Subject: W Timor Militias Try To Take Control Of Border Region

Associated Press August 23, 2000

W Timor Militias Try To Take Control Of Border Region

JAKARTA (AP)--Anti-independence militia fighters have set up roadblocks in Indonesian-controlled West Timor and are trying to take control of the border region with neighboring East Timor, a U.N. official said Wednesday.

United Nations High Commissioner for Refugees spokesman Jake Morland said the situation was now very tense in the region and he accused Indonesia's military of doing nothing to stop the militia gangs.

He said the four roadblocks had been set up between the town of Atambua and the nearby border with East Timor and the militiamen were preventing East Timorese refugees trying to return home from traveling along the road.

"They are trying to control the border area on their side," he said in a phone interview from West Timor. "Indonesia's military is fully capable of moving them but has done nothing."

Indonesian military officials in West Timor couldn't be reached for comment.

Morland said that three UNHCR staff were badly beaten Tuesday by militiamen while trying to distribute relief supplies to a refugee camp, about 60 miles west of the border.

He said gang members attacked the staff with machetes and sticks.

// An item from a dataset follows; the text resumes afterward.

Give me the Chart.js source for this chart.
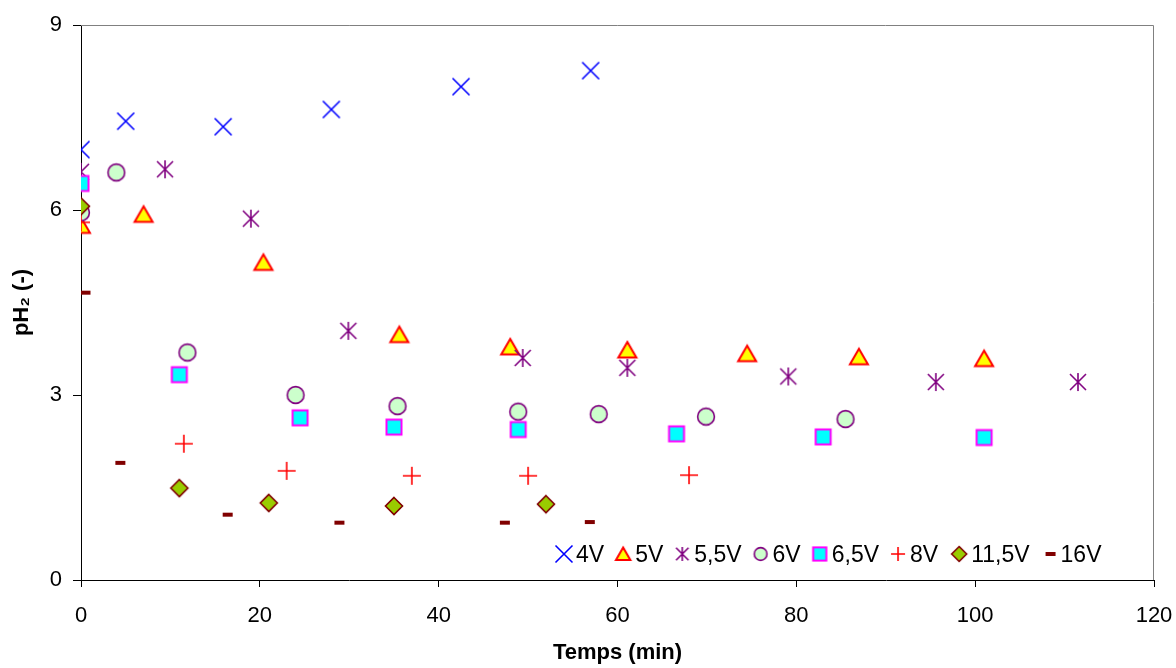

Two of them escaped after being beaten while a third staff member was captured and taken to a nearby rice paddy and had his head held under water. He later managed to escape with the help of some refugees.

Clashes between pro-Indonesia groups and U.N. peacekeepers in East Timor have become more frequent recently and there is growing speculation that sections of Indonesia's military have been arming and training the gangs.

Two U.N. peacekeepers have been killed and four others wounded in fighting so far. Several militiamen have also been killed.

The United Nations has complained repeatedly that militiamen are using West Timor as a base for border incursions.

East Timor voted for independence last Aug. 30 in a U.N.-sponsored ballot. Afterward, tens of thousands of people fled their homes when pro-Indonesia militiamen reacted by going on a violent rampage.

The violence ended when international forces landed in the territory in September. Most refugees have since returned home, but about 80,000 - mainly militiamen and their families - remain in camps in West Timor.